Souterrain, Gorteen, Co. Mayo
Co. Mayo |
Settlement Sites
On the north-western edge of Ballina, in a corner of an ordinary pasture field, the ground gives something away.
A shallow linear depression, roughly five metres long and no more than two metres wide, traces the roof line of an underground passage that has been there far longer than anyone walking the field today. Where one of its capstones has shifted out of place, a gap opens into a low drystone-walled corridor, barely a metre wide and less than a metre high, still largely intact beneath the surface.
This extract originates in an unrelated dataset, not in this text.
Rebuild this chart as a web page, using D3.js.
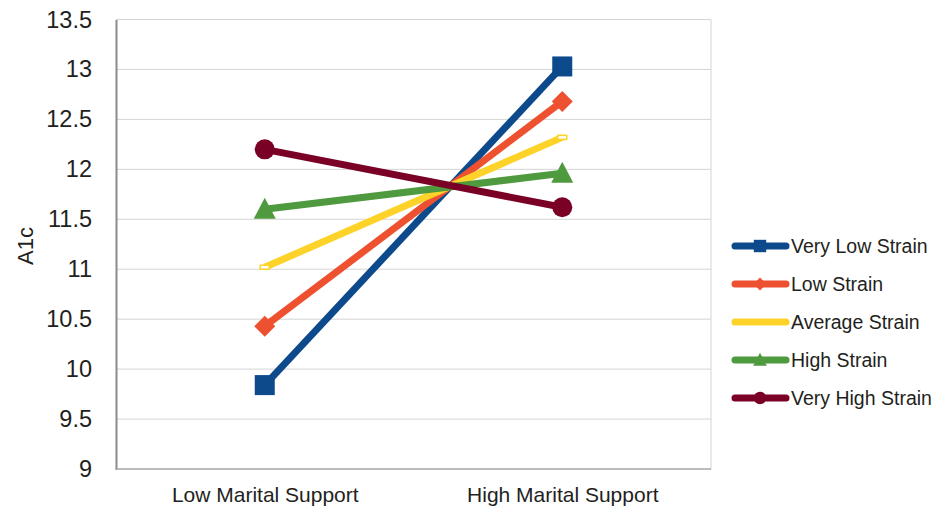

A souterrain is an artificially constructed underground passage or chamber, typically built during the early medieval period in Ireland and used for storage, refuge, or both. This one sits on top of a north-to-south ridge, close to where the ground falls away on the western side, a position that would have made practical sense for drainage as much as concealment. Three of the original roofing lintels remain in place; a fourth has slipped, creating the cavity that now offers the only glimpse inside. The structure was entirely absent from the Ordnance Survey's six-inch map of 1837, which suggests it was either buried and forgotten by then, or simply missed. By the 1930 edition, it had reappeared, marked with the straightforward label "Cave", which is the kind of cartographic understatement that tells you a surveyor knew something was there but was not entirely sure what to make of it.